On Monday, North Carolina reported 24,000 positive COVID-19 cases. Twenty percent of those infections are in the state’s two most populous counties, Mecklenburg (3,403) and Wake (1,478). The country and the state have focused a lot of attention on the virus’s rapid spread in population-dense and urban spaces. This framing, coupled with an initial lack of testing, has created the perception that rural North Carolina has not experienced COVID-19 like the rest of the country.
This is untrue.
In the North Carolina context, it appears that the rural counties have been harder hit. By examining COVID-19 infection and death rates instead of solely infection and death counts, one is able to scale impact relative to county population. Once viewed through this context, the conclusions change.
The state rate of COVID-19 infections is 229 per 100,000, while the crude death rate is 7.5 per 100,000. Counties classified as rural by the NC Rural Center’s methodology show an infection rate of 257 per 100,000 and a death rate of 8 per 100,000. For comparisons sake, urban/ suburban counties have an infection rate of 204 per 100,000 and a death rate of 7 per 100,000.
While these rate differences are not extreme, several hot spots in rural North Carolina are cause for concern. Duplin and Wayne counties lead the state with 1,121 and 837 COVID-19 cases per 100,000 people.
In terms of crude death rate (deaths per 100,000), Northampton and Vance counties lead the state with 62 and 40 deaths per 100,000, respectively.
These are all rural counties, but the trend does not stop there. The 15 counties with the highest COVID-19 infection rate are rural, and 18 of 20 counties with the highest COVID-19 death rates are also designated as rural.
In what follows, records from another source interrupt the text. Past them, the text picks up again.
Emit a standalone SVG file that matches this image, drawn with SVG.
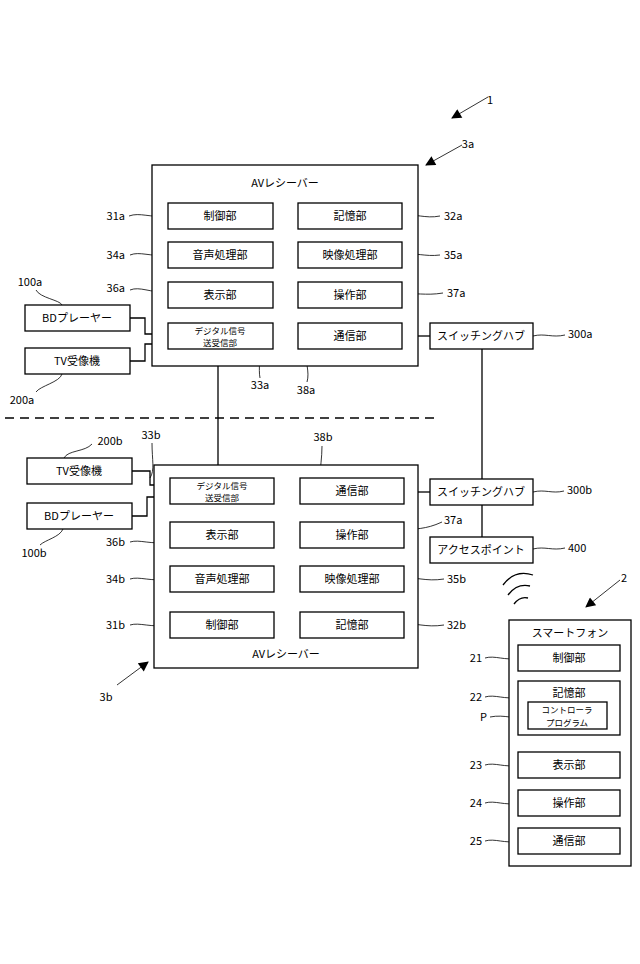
<svg xmlns="http://www.w3.org/2000/svg" width="640" height="964" viewBox="0 0 640 964">
<defs>
<style>
rect{fill:#fff;stroke:#000;stroke-width:1.3}
text{font-family:"Noto Sans CJK JP","Liberation Sans",sans-serif;font-size:11px;fill:#000}
.s{font-size:8.5px}
.c{text-anchor:middle}
.e{text-anchor:end}
.l{fill:none;stroke:#000;stroke-width:1.3}
.t{fill:none;stroke:#000;stroke-width:0.8}
</style>
<marker id="ar" viewBox="0 0 10 10" refX="9" refY="5" markerWidth="14" markerHeight="10" orient="auto" markerUnits="userSpaceOnUse"><path d="M0,0 L10,5 L0,10 z" fill="#000"/></marker>
</defs>
<rect width="640" height="964" style="stroke:none"/>
<g id="connectors">
<path class="l" d="M130,318 H145 V334 H168"/>
<path class="l" d="M130,361 H145 V344 H168"/>
<path class="l" d="M218,349 V478"/>
<path class="l" d="M402,336 H430"/>
<path class="l" d="M482,349 V479"/>
<path class="l" d="M132,471 H150 V485 H170"/>
<path class="l" d="M132,516 H147 V497 H170"/>
<path class="l" d="M404,492 H430"/>
<path class="l" d="M482,505 V537"/>
<path d="M5,418 H435" style="stroke:#000;stroke-width:1.5;stroke-dasharray:9,6;fill:none"/>
<path class="l" d="M503,585 q12,-16 30,-10 M508,595 q9,-12 22,-9 M514,604 q6,-8 14,-6"/>
<path class="t" d="M488,97 L452,118" marker-end="url(#ar)"/>
<path class="t" d="M462,145 L426,165" marker-end="url(#ar)"/>
<path class="t" d="M620,580 L586,607" marker-end="url(#ar)"/>
<path class="t" d="M117,685 L148,662" marker-end="url(#ar)"/>
<path class="t" d="M129,216 C140,212 150,218 168,216"/>
<path class="t" d="M130,255 C140,251 150,257 168,255"/>
<path class="t" d="M130,290 C140,286 150,293 168,292"/>
<path class="t" d="M402,216 C415,213 425,219 440,216"/>
<path class="t" d="M402,255 C415,252 425,257 440,255"/>
<path class="t" d="M402,295 C415,292 425,296 443,293"/>
<path class="t" d="M533,336 C545,333 552,338 565,335"/>
<path class="t" d="M36,290 C40,298 60,300 62,305"/>
<path class="t" d="M62,374 C60,382 40,386 36,392"/>
<path class="t" d="M255,349 C262,358 258,368 260,378"/>
<path class="t" d="M305,349 C305,360 310,372 307,382"/>
<path class="t" d="M64,458 C68,450 85,452 92,444"/>
<path class="t" d="M150,478 C155,470 152,460 152,443"/>
<path class="t" d="M320,478 C320,468 322,458 322,446"/>
<path class="t" d="M63,529 C60,537 45,540 40,545"/>
<path class="t" d="M130,542 C140,539 150,545 170,542"/>
<path class="t" d="M130,579 C140,576 150,582 170,579"/>
<path class="t" d="M130,625 C140,622 150,628 170,625"/>
<path class="t" d="M404,531 C415,528 425,530 442,522"/>
<path class="t" d="M404,579 C415,576 425,582 444,579"/>
<path class="t" d="M404,625 C415,622 425,628 444,625"/>
<path class="t" d="M533,492 C545,489 552,494 564,491"/>
<path class="t" d="M533,549 C545,546 552,551 565,548"/>
<path class="t" d="M485,658 C495,655 505,661 518,658"/>
<path class="t" d="M485,697 C495,694 505,700 518,697"/>
<path class="t" d="M490,717 C505,714 515,720 528,717"/>
<path class="t" d="M485,765 C495,762 505,768 518,765"/>
<path class="t" d="M485,803 C495,800 505,806 518,803"/>
<path class="t" d="M485,841 C495,838 505,844 518,841"/>
</g>
<g id="labels">
<text x="490" y="104" class="c">1</text>
<text x="468" y="148" class="c">3a</text>
<text x="125" y="220" class="e">31a</text>
<text x="125" y="259" class="e">34a</text>
<text x="125" y="292" class="e">36a</text>
<text x="444" y="220">32a</text>
<text x="444" y="259">35a</text>
<text x="447" y="297">37a</text>
<text x="568" y="338">300a</text>
<text x="30" y="286" class="c">100a</text>
<text x="22" y="404" class="c">200a</text>
<text x="260" y="389" class="c">33a</text>
<text x="306" y="394" class="c">38a</text>
<text x="110" y="445" class="c">200b</text>
<text x="151" y="439" class="c">33b</text>
<text x="323" y="441" class="c">38b</text>
<text x="34" y="557" class="c">100b</text>
<text x="125" y="546" class="e">36b</text>
<text x="125" y="583" class="e">34b</text>
<text x="125" y="629" class="e">31b</text>
<text x="444" y="524">37a</text>
<text x="447" y="583">35b</text>
<text x="447" y="629">32b</text>
<text x="567" y="494">300b</text>
<text x="568" y="552">400</text>
<text x="106" y="701" class="c">3b</text>
<text x="624" y="582" class="c">2</text>
<text x="482" y="662" class="e">21</text>
<text x="482" y="701" class="e">22</text>
<text x="487" y="721" class="e">P</text>
<text x="482" y="769" class="e">23</text>
<text x="482" y="807" class="e">24</text>
<text x="482" y="845" class="e">25</text>
</g>
<g id="receiverA">
<rect x="152" y="165" width="266" height="201"/>
<text x="285" y="187" class="c">AVレシーバー</text>
</g>
<g id="a31"><rect x="168" y="203" width="105" height="26"/><text x="220" y="220" class="c">制御部</text></g>
<g id="a32"><rect x="298" y="203" width="104" height="26"/><text x="350" y="220" class="c">記憶部</text></g>
<g id="a34"><rect x="168" y="242" width="105" height="26"/><text x="220" y="259" class="c">音声処理部</text></g>
<g id="a35"><rect x="298" y="242" width="104" height="26"/><text x="350" y="259" class="c">映像処理部</text></g>
<g id="a36"><rect x="168" y="282" width="105" height="26"/><text x="220" y="299" class="c">表示部</text></g>
<g id="a37"><rect x="298" y="282" width="104" height="26"/><text x="350" y="299" class="c">操作部</text></g>
<g id="a33"><rect x="168" y="323" width="105" height="26"/><text x="220" y="333.5" class="c s">デジタル信号</text><text x="220" y="346" class="c s">送受信部</text></g>
<g id="a38"><rect x="298" y="323" width="104" height="26"/><text x="350" y="340" class="c">通信部</text></g>
<g id="bdA"><rect x="25" y="305" width="105" height="26"/><text x="77" y="322" class="c">BDプレーヤー</text></g>
<g id="tvA"><rect x="25" y="348" width="105" height="26"/><text x="77" y="365" class="c">TV受像機</text></g>
<g id="hubA"><rect x="430" y="323" width="103" height="26"/><text x="481" y="340" class="c">スイッチングハブ</text></g>
<g id="receiverB">
<rect x="154" y="465" width="264" height="203"/>
<text x="286" y="658" class="c">AVレシーバー</text>
</g>
<g id="b33"><rect x="170" y="478" width="104" height="26"/><text x="222" y="488.5" class="c s">デジタル信号</text><text x="222" y="501" class="c s">送受信部</text></g>
<g id="b38"><rect x="300" y="478" width="104" height="26"/><text x="352" y="495" class="c">通信部</text></g>
<g id="b36"><rect x="170" y="522" width="104" height="26"/><text x="222" y="539" class="c">表示部</text></g>
<g id="b37"><rect x="300" y="522" width="104" height="26"/><text x="352" y="539" class="c">操作部</text></g>
<g id="b34"><rect x="170" y="566" width="104" height="26"/><text x="222" y="583" class="c">音声処理部</text></g>
<g id="b35"><rect x="300" y="566" width="104" height="26"/><text x="352" y="583" class="c">映像処理部</text></g>
<g id="b31"><rect x="170" y="612" width="104" height="26"/><text x="222" y="629" class="c">制御部</text></g>
<g id="b32"><rect x="300" y="612" width="104" height="26"/><text x="352" y="629" class="c">記憶部</text></g>
<g id="tvB"><rect x="27" y="458" width="105" height="26"/><text x="79" y="475" class="c">TV受像機</text></g>
<g id="bdB"><rect x="27" y="503" width="105" height="26"/><text x="79" y="520" class="c">BDプレーヤー</text></g>
<g id="hubB"><rect x="430" y="479" width="103" height="26"/><text x="481" y="496" class="c">スイッチングハブ</text></g>
<g id="ap"><rect x="430" y="537" width="103" height="26"/><text x="481" y="554" class="c">アクセスポイント</text></g>
<g id="phone">
<rect x="509" y="620" width="122" height="246"/>
<text x="570" y="637" class="c">スマートフォン</text>
</g>
<g id="p21"><rect x="518" y="645" width="102" height="26"/><text x="569" y="662" class="c">制御部</text></g>
<g id="p22"><rect x="518" y="681" width="102" height="54"/><text x="569" y="697" class="c">記憶部</text></g>
<g id="pP"><rect x="528" y="702" width="79" height="27"/><text x="567" y="713" class="c s">コントローラ</text><text x="567" y="725.5" class="c s">プログラム</text></g>
<g id="p23"><rect x="518" y="752" width="102" height="26"/><text x="569" y="769" class="c">表示部</text></g>
<g id="p24"><rect x="518" y="790" width="102" height="26"/><text x="569" y="807" class="c">操作部</text></g>
<g id="p25"><rect x="518" y="828" width="102" height="26"/><text x="569" y="845" class="c">通信部</text></g>
</svg>
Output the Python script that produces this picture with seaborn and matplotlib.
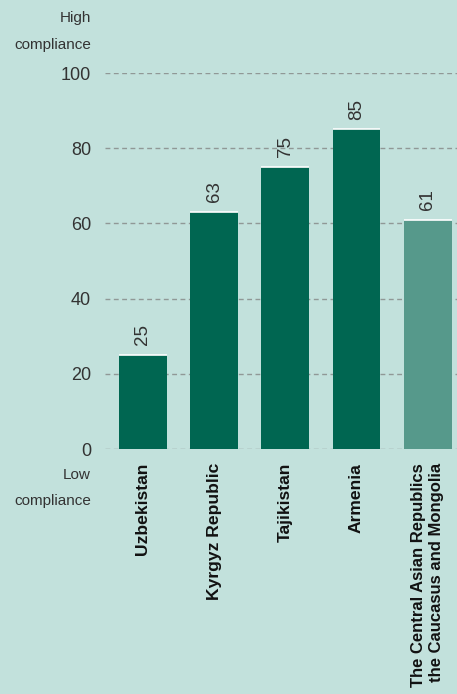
import matplotlib
matplotlib.use("Agg")
import matplotlib.pyplot as plt
import seaborn as sns
import pandas as pd

countries = ["Uzbekistan", "Kyrgyz Republic", "Tajikistan", "Armenia",
             "The Central Asian Republics\nthe Caucasus and Mongolia"]
scores = [25, 63, 75, 85, 61]
bar_colors = ["#006651", "#006651", "#006651", "#006651", "#56998b"]
y_ticks = [0, 20, 40, 60, 80, 100]

bg = "#c2e1dc"
sns.set_style("white")
plt.rcParams["font.family"] = ["Liberation Sans", "DejaVu Sans"]

df = pd.DataFrame({"country": countries, "score": scores})

fig = plt.figure(figsize=(4.57, 6.94), dpi=100, facecolor=bg)
ax = fig.add_axes([105 / 457, 245 / 694, 352 / 457, 376 / 694])
ax.set_facecolor(bg)

bar_w = 0.67
sns.barplot(data=df, x="country", y="score", hue="country", palette=bar_colors,
            width=bar_w, legend=False, ax=ax, saturation=1, zorder=3,
            edgecolor="none", linewidth=0)
# thin white rule on top of each bar
ax.hlines(scores, [i - bar_w / 2 for i in range(len(scores))],
          [i + bar_w / 2 for i in range(len(scores))],
          colors="white", linewidth=1.2, zorder=4)

ax.set_ylim(0, 100)
ax.set_xlim(-0.53, 4.41)
ax.set_yticks(y_ticks)
ax.set_yticklabels([str(t) for t in y_ticks], fontsize=13, color="#333333")
ax.yaxis.grid(True, linestyle=(0, (3.5, 2.5)), color="#909896", linewidth=1, zorder=0)
ax.xaxis.grid(False)
for s in ax.spines.values():
    s.set_visible(False)
ax.tick_params(axis="y", length=0, pad=10)
ax.tick_params(axis="x", length=0, pad=10)
ax.set_xlabel("")
ax.set_ylabel("")
ax.set_xticks(range(len(countries)))
ax.set_xticklabels(countries, rotation=90, fontsize=12.6, fontweight="bold",
                   color="#111111", va="top", ha="center", linespacing=1.25,
                   multialignment="right")
# the long regional label is a bit smaller so it fits the figure
ax.get_xticklabels()[-1].set_fontsize(12)

for i, v in enumerate(scores):
    ax.text(i, v + 2.6, str(v), rotation=90, ha="center", va="bottom",
            fontsize=13.5, color="#333333", clip_on=False)

fig.text(91 / 457, 1 - 18 / 694, "High", ha="right", va="center", fontsize=11, color="#333333")
fig.text(91 / 457, 1 - 45 / 694, "compliance", ha="right", va="center", fontsize=11, color="#333333")
fig.text(91 / 457, 1 - 475 / 694, "Low", ha="right", va="center", fontsize=11, color="#333333")
fig.text(91 / 457, 1 - 501 / 694, "compliance", ha="right", va="center", fontsize=11, color="#333333")

fig.savefig("out.png", dpi=100, facecolor=bg)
There are several reasons that rural North Carolina is ill-positioned to respond to a pandemic. After North Carolina refused to expand Medicaid, seven rural hospitals closed, leaving 17 counties without a state-licensed facility.
These same rural counties generally have higher rates of uninsured, making it less likely that people get treated for any disease, let alone COVID-19. Duplin, Greene, Swain, Sampson, Graham and Robeson counties lead the state in the percentage of county population uninsured, further complicating efforts to reduce the cases and spread of COVID-19 infections.
A potential contributor to NC COVID-19 infections in rural North Carolina are occupational trends — how people work in community. In places where economies without a significant number of highly skilled jobs, meat processing plants offer many residents the opportunity to earn a steady income and stability. However, in a pandemic, the close nature of meat processing work creates a liability for the workers, their families and entire communities.
While one would offer caution in arguing that a scientific relationship exists between communities with meat processing plants and COVID-19 infection rates, policymakers should be aware of potential impact.
Last week, NCDHHS announced that 13 counties had meat processing plants with COVID-19 outbreaks. Twelve of the 13 counties are considered rural.
After mapping these communities and the percentage of the county workforce employed in production jobs, four rural county clusters emerge as plausible connections between the concentration of meat processing plants and higher rates of infection per 100,000.
Cluster 1 — Duplin, Sampson, Wayne, Wilson, Lenoir, and Greene
Cluster 2 — Bertie, Northampton, and Halifax
Cluster 3 — Chatham and Lee
Cluster 4 — Wilkes, Surry, and Yadkin. 
As the number of COVID-19 cases climb toward 25,000, let us not lose focus on the particular pain rural communities in North Carolina are experiencing. All it takes is a deeper look.
William Munn is a policy analyst with the North Carolina Justice Center’s Health Advocacy Project.